Without such efforts, he said he fears there will be another generation of lost youngsters similar to the situation in the 1980s when Scotland struggled following the collapse of the traditional manufacturing sector.
McConnell said: “There was a generation created in the 1980s, failed by the economy and education, and ultimately by government, most of whom found it hard to keep down a proper job, many became addicts.
“Their problems were passed on to the next generation, and the next generation, and their families. It had a massive impact on our society and on their lives and the lives of their children and grandchildren. We must not allow this to happen again.”
The former Labour leader, who spent 10 years working as a high school teacher before entering full-time politics, recalled: “I taught mathematics in the 1980s when a whole generation was written off as Scotland’s industry collapsed and the economy changed. And we are still living with the consequences of that today.
“And we are in danger of creating the same impact again. There is going to be a massive economic crisis, people are going to lose their jobs, and we have already got the situation in health changing our lives, possibly forever.

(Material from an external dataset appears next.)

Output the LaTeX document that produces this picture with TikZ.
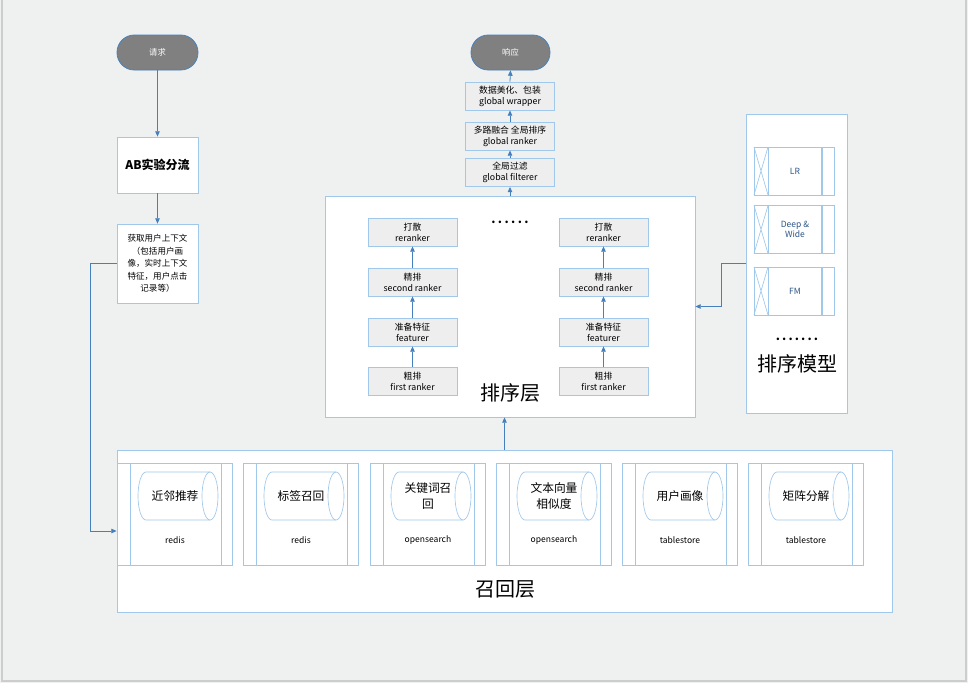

“On top of that to just leave this generation without anything like a similar effort in education is just not acceptable.”
On action he would take if he was first minister today, he said: “I would make education absolutely central, at least as an equal priority to the economy in coming out of the lockdown.
“I would have a national plan of action that put the 32 local authorities and the Scottish Government in the same place and that mobilised new people to help, new facilities to help, new equipment to help.
“Then I would identify and target those kids that have fallen behind and have an action plan in every school that wasn’t just an action plan to keep teaching going but was an action plan with resources to close the gap that had been created.”